Saturday, March 31, 2012

Obamacare Rant - 3/31

In closing arguments this week in the Supreme Court on Obamacare, one of the justices spoke favorably on severability, the ability for them to strike down certain aspects of the act as unconstitutional. The positive aspect of this concept in this case is that the current argument in front of the court is in regard to one aspect, the individual mandate. This is because the mandate forces anyone born in this country not exempted by the government to purchase health insurance by threat of fine and imprisonment if that fine is not paid. The justice speaking was speaking in favor of removing the individual mandate, citing this tact as a conservative approach.
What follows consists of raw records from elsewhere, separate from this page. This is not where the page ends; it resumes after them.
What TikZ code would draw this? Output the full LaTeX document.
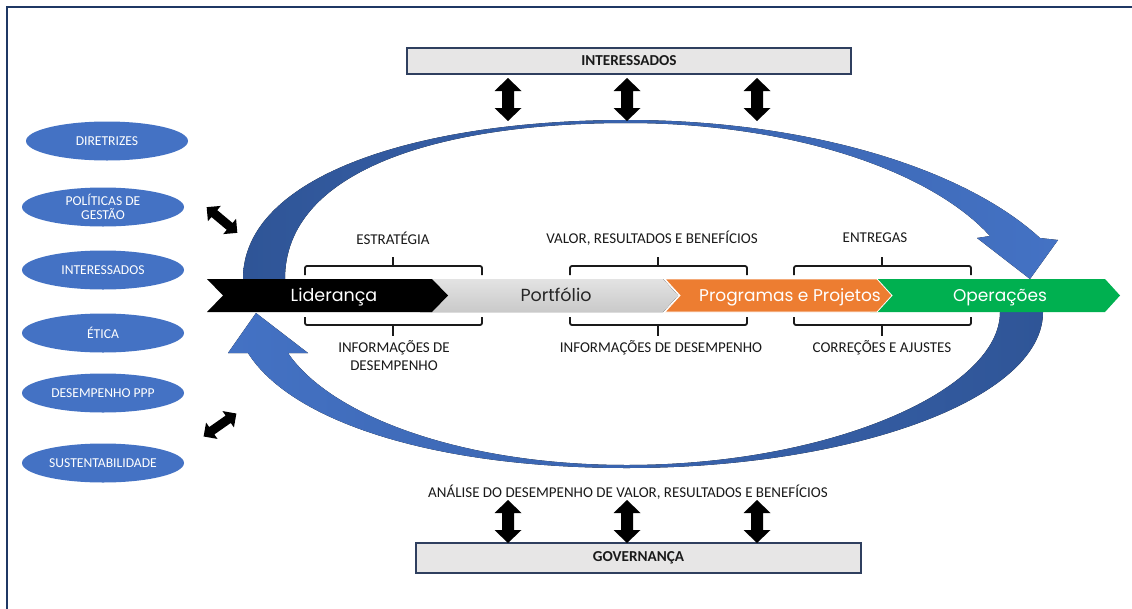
\documentclass[tikz,border=0pt]{standalone}
\usepackage{fontspec}
\setmainfont{Carlito}
\newfontfamily\popfont{Poppins}
\usetikzlibrary{shapes.geometric}
\definecolor{frameblue}{HTML}{1F3864}
\definecolor{officeblue}{HTML}{4472C4}
\definecolor{deepblue}{HTML}{2F5597}
\definecolor{boxgray}{HTML}{E7E6E6}
\definecolor{boxline}{HTML}{2F3F5F}
\definecolor{orng}{HTML}{ED7D31}
\definecolor{grn}{HTML}{00B050}
\definecolor{ink}{HTML}{1A1A1A}
\tikzset{
  lbl/.style={font=\fontsize{15}{18}\selectfont, text=ink, align=center, inner sep=0},
  oval/.style={ellipse, fill=officeblue, minimum width=162, minimum height=39, inner sep=0,
    text=white, font=\fontsize{13.6}{14.5}\selectfont, align=center},
  hdr/.style={draw=boxline, line width=1.3, fill=boxgray, inner sep=0,
    font=\bfseries\fontsize{15.2}{17}\selectfont, text=ink},
  brk/.style={line width=1.8, rounded corners=2, draw=ink},
  bandtxt/.style={font=\popfont\fontsize{17.5}{20}\selectfont, inner sep=0, anchor=base},
  dbl/.pic={\fill[black] (0,-21.5) -- (13.5,-8.5) -- (6,-8.5) -- (6,8.5) -- (13.5,8.5) -- (0,21.5)
      -- (-13.5,8.5) -- (-6,8.5) -- (-6,-8.5) -- (-13.5,-8.5) -- cycle;},
  dbls/.pic={\fill[black] (0,-20) -- (10,-10) -- (4.5,-10) -- (4.5,10) -- (10,10) -- (0,20)
      -- (-10,10) -- (-4.5,10) -- (-4.5,-10) -- (-10,-10) -- cycle;}
}
\begin{document}
\begin{tikzpicture}[x=1pt,y=-1pt]
\useasboundingbox (0,0) rectangle (1132,608);
\fill[white] (0,0) rectangle (1132,608);
% outer frame
\draw[frameblue, line width=2] (7,610) -- (7,7) -- (1134,7);

% upper cycle arrow (Liderança -> Operações)
\fill[left color=deepblue, right color=officeblue]
  (243,286) -- (243,279) .. controls (243,175) and (420,120) .. (627,120)
  .. controls (800,120) and (960,165) .. (1040,238) -- (1058,240) -- (1030,279) -- (977,238) -- (990,236)
  .. controls (930,170) and (790,123) .. (627,123)
  .. controls (440,123) and (285,170) .. (285,279) -- (285,286) -- cycle;
% lower cycle arrow (Operações -> Liderança)
\fill[left color=officeblue, right color=deepblue]
  (1043,305) -- (1043,312) .. controls (1043,400) and (850,468) .. (627,468)
  .. controls (430,468) and (290,420) .. (248,353) -- (228,353) -- (256,313) -- (308,353) -- (288,353)
  .. controls (330,415) and (460,465) .. (627,465)
  .. controls (830,465) and (1000,390) .. (1000,312) -- (1000,305) -- cycle;

% process band
\fill[top color=gray!22, bottom color=gray!42] (420,279) -- (663,279) -- (678,295.5) -- (663,312) -- (420,312) -- cycle;
\fill[black] (207,279) -- (432,279) -- (448,295.5) -- (432,312) -- (207,312) -- (223,295.5) -- cycle;
\fill[grn] (870,279) -- (1105,279) -- (1120,295.5) -- (1105,312) -- (870,312) -- cycle;
\filldraw[fill=orng, draw=white, line width=0.8] (665,279) -- (877,279) -- (892,295.5) -- (877,312) -- (665,312) -- (680,295.5) -- cycle;
\node[bandtxt, text=white] (lid) at (334,301) {Liderança};
\node[bandtxt, text=black!85] (port) at (556,301) {Portfólio};
\node[bandtxt, text=white, font=\popfont\fontsize{17}{20}\selectfont] (prog) at (790,301) {Programas e Projetos};
\node[bandtxt, text=white, font=\popfont\fontsize{17}{20}\selectfont] (oper) at (1000,301) {Operações};

% brackets above the band
\draw[brk] (305,275) -- (305,266) -- (482,266) -- (482,275);
\draw[brk] (393,266) -- (393,257);
\draw[brk] (570,275) -- (570,266) -- (747,266) -- (747,275);
\draw[brk] (658,266) -- (658,257);
\draw[brk] (794,275) -- (794,266) -- (971,266) -- (971,275);
\draw[brk] (882,266) -- (882,257);
% brackets below the band
\draw[brk] (305,317) -- (305,325) -- (482,325) -- (482,317);
\draw[brk] (393,325) -- (393,336);
\draw[brk] (570,317) -- (570,325) -- (747,325) -- (747,317);
\draw[brk] (658,325) -- (658,336);
\draw[brk] (794,317) -- (794,325) -- (971,325) -- (971,317);
\draw[brk] (882,325) -- (882,336);

\node[lbl] (estr) at (393,238) {ESTRATÉGIA};
\node[lbl] (valor) at (652,238) {VALOR, RESULTADOS E BENEFÍCIOS};
\node[lbl] (entr) at (875,238) {ENTREGAS};
\node[lbl, anchor=north] (info1) at (394,340) {INFORMAÇÕES DE\\DESEMPENHO};
\node[lbl, anchor=north] (info2) at (661,340) {INFORMAÇÕES DE DESEMPENHO};
\node[lbl, anchor=north] (corr) at (882,340) {CORREÇÕES E AJUSTES};

% stakeholders and governance
\node[hdr, minimum width=444, minimum height=26] (inter) at (629,61) {INTERESSADOS};
\node[hdr, minimum width=445, minimum height=30] (gov) at (638.5,558) {GOVERNANÇA};
\node[lbl] (anal) at (628,492) {ANÁLISE DO DESEMPENHO DE VALOR, RESULTADOS E BENEFÍCIOS};
\pic (ia) at (508,99.5) {dbl};
\pic (ib) at (627,99.5) {dbl};
\pic (ic) at (757,99.5) {dbl};
\pic (ga) at (508,521.5) {dbl};
\pic (gb) at (627,521.5) {dbl};
\pic (gc) at (757,521.5) {dbl};

% guiding themes
\node[oval] (dir) at (107,141) {DIRETRIZES};
\node[oval] (pol) at (103,207) {POLÍTICAS DE\\GESTÃO};
\node[oval] (int) at (103,270) {INTERESSADOS};
\node[oval] (eti) at (103,333) {ÉTICA};
\node[oval] (des) at (103,393) {DESEMPENHO PPP};
\node[oval] (sus) at (103,463) {SUSTENTABILIDADE};
\pic[rotate=50] (da) at (222,220) {dbls};
\pic[rotate=-55] (db) at (220,425) {dbls};
\end{tikzpicture}
\end{document}
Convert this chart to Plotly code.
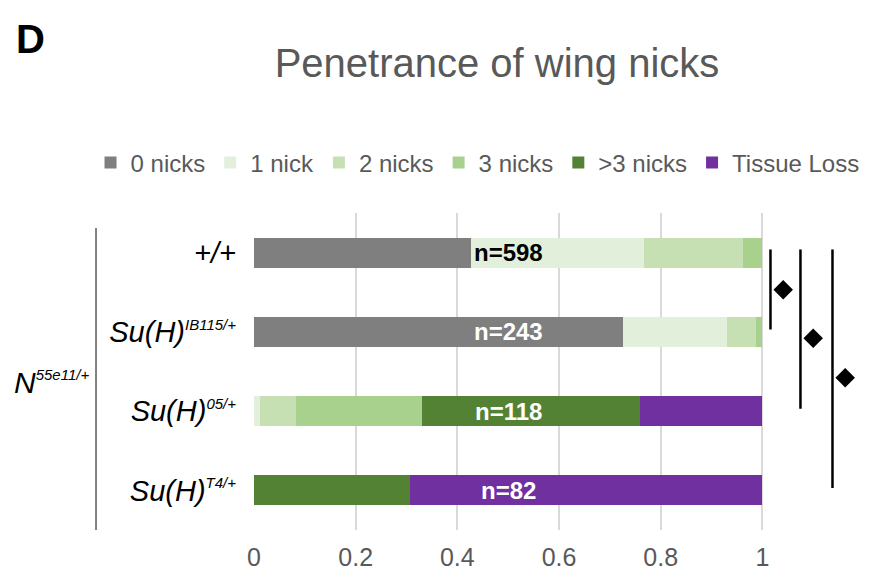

Certainly this justice, who was once employed as general counsel for the ACLU, did not mean conservative in the political sense. This argument has gained in popularity on the coat tails of two popular clauses in the law, allowing children to remain on their parent’s policies to the age of 26 and disallowing the preclusion of prior conditions to new enrollees. While it sounds reasonable, to get rid of the bad while preserving the politically popular, simply severing the individual mandate is not a workable solution. First, it is not the duty of the court to determine what the law should look like. That’s the job of the legislative branch and the law is what it is, warts and all. Second, congress did not include a severability clause so that certain aspects could be removed if they were later found to be unconstitutional. Second, the current case questions the individual mandate, but does not yet take to account other possibly questionable aspects. Based on this one decision, should the court consider all 2,700 pages of the law in order to determine what should and should not be included? Which brings us back to the first point, making or editing laws is simply not the duty of the Supreme Court. Last, the individual mandate is the core of the entire act’s Rube Goldberg pyramid scheme structure, remove it and the whole thing becomes even worse financially.